[OmniOS-discuss] CA certs redux

Paul B. Henson henson at acm.org
Fri Nov 2 22:57:42 EDT 2012


On 11/2/2012 6:40 PM, Theo Schlossnagle wrote:

> I think we'd still want a unified file somewhere.  Several apps want
> to load all known CAs in one go, and that is a bit easier from a
> file.

Hmm, true; having both is probably best.

> I think this does the trick:

Cool, thanks. I'm not sure what changed between the previous stable and 
this one, but it looks like openssl (or at least wget) isn't looking for 
the individual hashed files anymore:

# truss wget https://www.csupomona.edu/ 2>&1 | grep /usr/ssl
open64("/usr/ssl/cert.pem", O_RDONLY)           = 3

So just putting them there might not change anything, wget will continue 
to use the single file version. If you just use 'openssl s_client' it 
doesn't even appear to have a default location, you always have to 
specify -CAfile or -CApath, so maybe it's a different version of wget 
with a different default openssl configuration? I no longer have my 
previous stable install to poke at so I'm not sure exactly. Even if I 
explicitly tell wget to use a certificate directory it still seems to 
just use the single file:

# truss wget --ca-directory=/usr/ssl/certs https://www.csupomona.edu/ 
2>&1 | grep /usr/ssl
open64("/usr/ssl/cert.pem", O_RDONLY)           = 3

Dunno 8-/. Other than wget not appearing to look for them, your diff 
looks good to me as far as creating them and making them available.
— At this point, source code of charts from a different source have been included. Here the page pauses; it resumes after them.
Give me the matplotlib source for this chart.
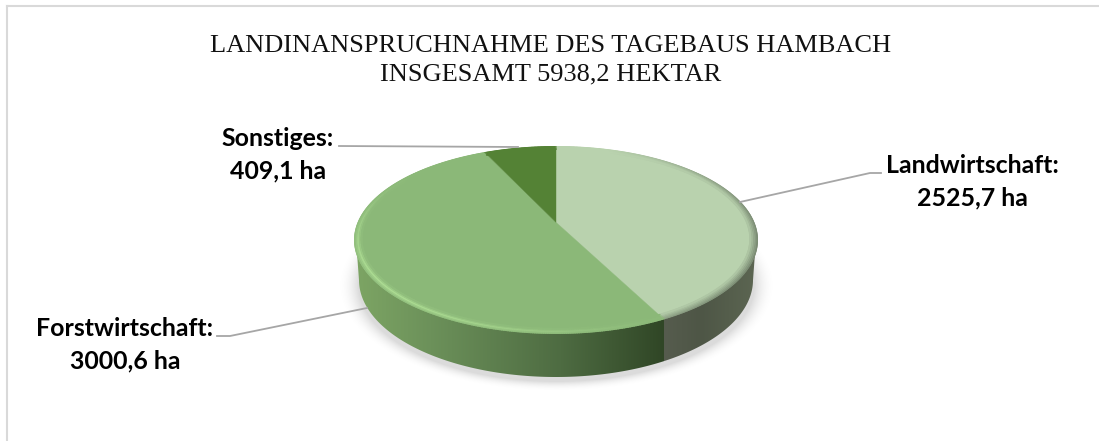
import numpy as np
import matplotlib
matplotlib.use('Agg')
import matplotlib.pyplot as plt
from matplotlib.patches import Polygon
from matplotlib.collections import LineCollection

names = ['Landwirtschaft', 'Forstwirtschaft', 'Sonstiges']
hektar = [2525.7, 3000.6, 409.1]
labels = ['2525,7 ha', '3000,6 ha', '409,1 ha']
colors = ['#B9D2AE', '#8BB878', '#548235']
title = 'LANDINANSPRUCHNAHME DES TAGEBAUS HAMBACH\nINSGESAMT 5938,2 HEKTAR'

W, H = 1099, 441
cx, cy, rx, ry = 556, 240, 201, 93
tilt = -0.19  # perspective, moves the apex up from the ellipse centre
depth = 40


def project(theta, r=1.0):
    # theta clockwise from the top of the pie
    u = r * np.sin(theta)
    v = -r * np.cos(theta)
    d = 1 + tilt * v
    x = u * np.sqrt(1 - tilt ** 2) / d
    y = (v + tilt) / d
    return cx + rx * x, cy + ry * y


fig = plt.figure(figsize=(W / 100, H / 100), dpi=100)
ax = fig.add_axes([0, 0, 1, 1])
ax.axis('off')

# frame, only left and top show
ax.plot([7, 7], [H, 6], color='#D9D9D9', lw=1.5)
ax.plot([7, W], [6, 6], color='#D9D9D9', lw=1.5)

fracs = np.array(hektar) / sum(hektar)
edges = np.concatenate([[0], np.cumsum(fracs)]) * 2 * np.pi

# soft shadow under the pie
yy, xx = np.mgrid[0:H, 0:W]
dist = np.sqrt(((xx - 556) / 206.0) ** 2 + ((yy - 285) / 100.0) ** 2)
shadow = np.zeros((H, W, 4))
shadow[..., :3] = 0.6
shadow[..., 3] = np.clip((1.06 - dist) / 0.1, 0, 1) ** 2 * 0.35
ax.imshow(shadow, extent=[0, W, H, 0], aspect='auto', zorder=1)

# side wall, horizontal gradient clipped to the wall outline
split_x = project(edges[1])[0]
xs = np.arange(W)
ramp = np.zeros((1, W, 3))
for i in range(3):
    green = np.interp(xs, [355, 430, 560, split_x],
                      [[125, 165, 100][i], [108, 145, 90][i], [78, 108, 66][i], [48, 70, 38][i]])
    grey = np.interp(xs, [split_x, 700, 757],
                     [[86, 92, 78][i], [78, 86, 70][i], [92, 102, 82][i]])
    ramp[0, :, i] = np.where(xs < split_x, green, grey) / 255
wall = ax.imshow(ramp, extent=[0, W, H, 0], aspect='auto', zorder=2)
t = np.linspace(0, np.pi, 200)
tx = cx + rx * np.cos(t) * 0.995
top_y = cy + ry * np.sin(t)
bx = cx + (rx - 4) * np.cos(t[::-1])
by = cy + depth + (ry + 4) * np.sin(t[::-1])
outline = Polygon(np.column_stack([np.r_[tx, bx], np.r_[top_y, by]]), closed=True,
                  transform=ax.transData, fc='none', ec='none')
ax.add_patch(outline)
wall.set_clip_path(outline)

# top face
for a, b, c in zip(edges[:-1], edges[1:], colors):
    th = np.linspace(a, b, 200)
    px, py = project(th)
    ax.fill(np.r_[cx, px], np.r_[project(0.0, 0.0)[1], py], color=c, lw=0.3, zorder=3)

# bevel, a few thin rings lit from the lower left
th = np.linspace(0, 2 * np.pi, 721)
mid = (th[:-1] + th[1:]) / 2
ring_r = [1.0, 0.992, 0.984, 0.976, 0.968]
ring_w = [0.25, 0.55, 0.95, 0.5, 0.15]
for r, w in zip(ring_r, ring_w):
    px, py = project(th, r)
    segs = np.stack([np.column_stack([px[:-1], py[:-1]]), np.column_stack([px[1:], py[1:]])], axis=1)
    seg_cols = []
    for m in mid:
        k = min(np.searchsorted(edges, m, side='right') - 1, 2)
        base = np.array(matplotlib.colors.to_rgb(colors[k]))
        if k == 0:
            shade = np.clip(np.sin(m) * 0.9 - np.cos(m) * 0.3, 0, 1)
            col = base * (1 - 0.35 * shade * (r - 0.96) / 0.04)
        elif k == 1:
            light = np.clip(-np.sin(m) * 0.75 - np.cos(m) * 0.65, 0, 1)
            col = base + (np.array([0.68, 0.87, 0.58]) - base) * light ** 2 * w
        else:
            col = base
        seg_cols.append(col)
    ax.add_collection(LineCollection(segs, colors=seg_cols, linewidths=1.4, zorder=4, capstyle='round'))

# leader lines
leaders = [([740, 870, 881], [202, 173, 173]),
           ([217, 230, 367], [336, 336, 308]),
           ([339, 518], [146, 147])]
for lx, ly in leaders:
    ax.plot(lx, ly, color='#A6A6A6', lw=1.3, zorder=5)

# labels
label_pos = [(972, 182), (125, 345), (278, 155)]
for name, lab, (x, y) in zip(names, labels, label_pos):
    ax.text(x, y, name + ':\n' + lab, ha='center', va='center', fontsize=17.9,
            family='Lato', weight='bold', color='black', linespacing=1.5, zorder=6)

ax.text(551, 60, title, ha='center', va='center', fontsize=19, family='Liberation Serif',
        color='#111111', linespacing=1.36)

ax.set_xlim(0, W)
ax.set_ylim(H, 0)
fig.savefig('out.png', dpi=100)
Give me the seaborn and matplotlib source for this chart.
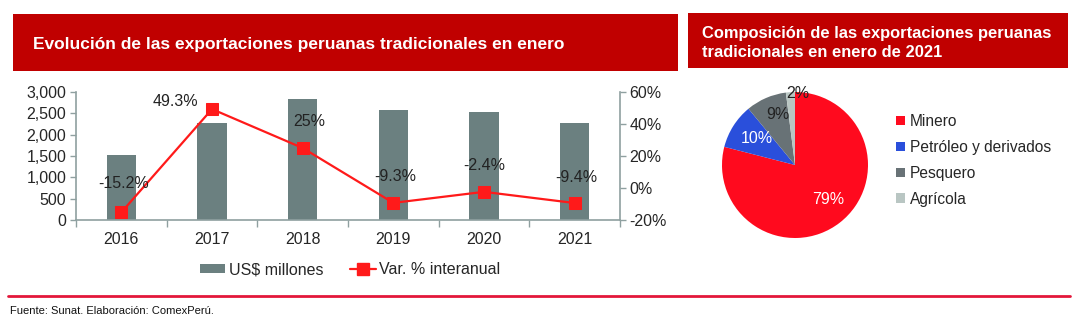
import numpy as np
import matplotlib
matplotlib.use("Agg")
import matplotlib.pyplot as plt
import seaborn as sns
from matplotlib.patches import Rectangle, Patch
from matplotlib.lines import Line2D
from matplotlib.ticker import FuncFormatter, FixedLocator

# --- data -------------------------------------------------------------
years = ["2016", "2017", "2018", "2019", "2020", "2021"]
exports_musd = [1520, 2270, 2840, 2580, 2520, 2280]
yoy_pct = [-15.2, 49.3, 25, -9.3, -2.4, -9.4]
yoy_labels = ["-15.2%", "49.3%", "25%", "-9.3%", "-2.4%", "-9.4%"]

sectors = ["Minero", "Petróleo y derivados", "Pesquero", "Agrícola"]
shares = [79, 10, 9, 2]
share_labels = ["79%", "10%", "9%", "2%"]

title_left = "Evolución de las exportaciones peruanas tradicionales en enero"
title_right = "Composición de las exportaciones peruanas\ntradicionales en enero de 2021"
source_note = "Fuente: Sunat. Elaboración: ComexPerú."

# --- style ------------------------------------------------------------
sns.set_theme(style="white")
plt.rcParams["font.family"] = ["Liberation Sans", "DejaVu Sans"]

BAR = "#6b8080"
LINE = "#ff1a1a"
AXIS = "#8fa0a0"
HEADER = "#c00000"
PIE_COLORS = ["#ff0a1e", "#2a4fdb", "#687276", "#b9c6c3"]
PIE_TEXT = ["white", "white", "#222222", "#222222"]
FS = 11.5

W, H = 1085, 323
fig = plt.figure(figsize=(W / 100, H / 100), dpi=100)


def fx(px):
    return px / W


def fy(py):
    return 1 - py / H


# header boxes
fig.add_artist(Rectangle((fx(13), fy(71)), fx(678) - fx(13), fy(14) - fy(71),
                         transform=fig.transFigure, color=HEADER, lw=0))
fig.text(fx(33), fy(44), title_left, color="white", fontsize=12.5,
         fontweight="bold", va="center", ha="left")
fig.add_artist(Rectangle((fx(688), fy(68)), fx(1068) - fx(688), fy(13) - fy(68),
                         transform=fig.transFigure, color=HEADER, lw=0))
fig.text(fx(702), fy(43), title_right, color="white", fontsize=11.9,
         fontweight="bold", va="center", ha="left", linespacing=1.4)

# --- bar + line chart -------------------------------------------------
ax = fig.add_axes([fx(76), fy(220), fx(620) - fx(76), fy(92) - fy(220)])
sns.barplot(x=years, y=exports_musd, ax=ax, color=BAR, width=0.32,
            saturation=1, edgecolor="none")
ax.set_xlim(-0.5, len(years) - 0.5)
ax.set_ylim(0, 3000)
ax.set_yticks(np.arange(0, 3001, 500))
ax.yaxis.set_major_formatter(FuncFormatter(lambda v, p: f"{int(v):,}"))
ax.tick_params(axis="y", which="major", length=4, color=AXIS, width=1,
               labelsize=FS, pad=3, direction="out", left=True)
ax.tick_params(axis="x", which="major", length=0, labelsize=FS, pad=9)
ax.xaxis.set_minor_locator(FixedLocator(np.arange(-0.5, len(years), 1.0)))
ax.tick_params(axis="x", which="minor", length=5, color=AXIS, width=1,
               direction="out", bottom=True)
for s in ["left", "bottom"]:
    ax.spines[s].set_color(AXIS)
    ax.spines[s].set_linewidth(1.2)
ax.spines["top"].set_visible(False)
ax.spines["right"].set_visible(False)
ax.set_xlabel("")
ax.set_ylabel("")

ax2 = ax.twinx()
xpos = np.arange(len(years))
sns.lineplot(x=xpos, y=yoy_pct, ax=ax2, color=LINE, lw=1.6, marker="s",
             markersize=8, markeredgecolor=LINE, markerfacecolor=LINE)
ax2.set_ylim(-20, 60)
ax2.set_xlim(-0.5, len(years) - 0.5)
ax2.set_yticks([-20, 0, 20, 40, 60])
ax2.yaxis.set_major_formatter(FuncFormatter(lambda v, p: f"{int(v)}%"))
ax2.tick_params(axis="y", length=4, color=AXIS, width=1, labelsize=FS,
                pad=3, direction="out", right=True)
ax2.spines["right"].set_color(AXIS)
ax2.spines["right"].set_linewidth(1.2)
for s in ["left", "top", "bottom"]:
    ax2.spines[s].set_visible(False)
ax2.set_ylabel("")
ax2.grid(False)
ax.grid(False)

offsets = [(2, 29), (-37, 8), (7, 26), (2, 26), (0, 26), (2, 26)]
for x, y, lab, off in zip(xpos, yoy_pct, yoy_labels, offsets):
    ax2.annotate(lab, (x, y), xytext=off, textcoords="offset pixels",
                 ha="center", va="center", fontsize=FS, color="#222222")

handles = [Patch(facecolor=BAR, edgecolor="none", label="US$ millones"),
           Line2D([], [], color=LINE, lw=1.6, marker="s", markersize=8,
                  label="Var. % interanual")]
fig.legend(handles=handles, loc="center", bbox_to_anchor=(fx(350), fy(270)),
           ncol=2, frameon=False, fontsize=FS, handlelength=1.6,
           handleheight=0.5, handletextpad=0.2, columnspacing=1.7,
           borderaxespad=0)

# --- pie chart --------------------------------------------------------
cx, cy, r = 795, 165, 73
pax = fig.add_axes([fx(cx - r), fy(cy + r), fx(2 * r), (2 * r) / H])
wedges, _ = pax.pie(shares, colors=PIE_COLORS, startangle=90,
                    counterclock=False, radius=1.0,
                    wedgeprops=dict(linewidth=0))
pax.set_xlim(-1, 1)
pax.set_ylim(-1, 1)
pax.set_aspect("equal")
label_pos = [(0.45, -0.47), (-0.52, 0.36), (-0.23, 0.69), (0.04, 0.98)]
for (lx, ly), lab, col in zip(label_pos, share_labels, PIE_TEXT):
    pax.text(lx, ly, lab, ha="center", va="center", fontsize=FS, color=col)

leg_handles = [Patch(facecolor=c, edgecolor="none", label=s)
               for c, s in zip(PIE_COLORS, sectors)]
fig.legend(handles=leg_handles, loc="upper left",
           bbox_to_anchor=(fx(896), fy(114)), frameon=False, fontsize=11.2,
           handlelength=0.55, handleheight=0.55, handletextpad=0.35,
           labelspacing=0.7, borderaxespad=0, borderpad=0)

# --- footer -----------------------------------------------------------
fig.add_artist(Line2D([fx(8), fx(1070)], [fy(296), fy(296)],
                      transform=fig.transFigure, color="#e3173a", lw=2.0))
fig.text(fx(10), fy(311), source_note, fontsize=8, ha="left", va="center",
         color="#111111",
         family=["Liberation Sans Narrow", "Liberation Sans", "DejaVu Sans"])

fig.savefig("out.png", dpi=100)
One pedantic concern is that the mozilla nss library includes its own 
bundled version of CA certs, which would potentially be different than 
these? That probably won't be a problem in practice though.

A different question, why put stuff in /usr/ssl? It looks like there are 
the certificates (which will now be linked to /etc/ssl), man pages 
(which aren't in the default man path and thus not found), a misc 
directory with the CA stuff in it, and an empty private directory.

If openssl is configured to look directly in /etc/ssl, the man pages 
were installed in /usr/share/man, that just leaves the CA directory and 
the empty private directory. It looks like at least some linux 
distributions dump the CA directory in /etc/ssl, another possibility 
would be /usr/share/openssl. I'm not sure what typically goes in the 
private directory? There's nothing in that directory on any of my stuff.

Anyway, thanks much for tuning up the certificate directory. Other than 
that, the last three paragraphs were just design idealism ;).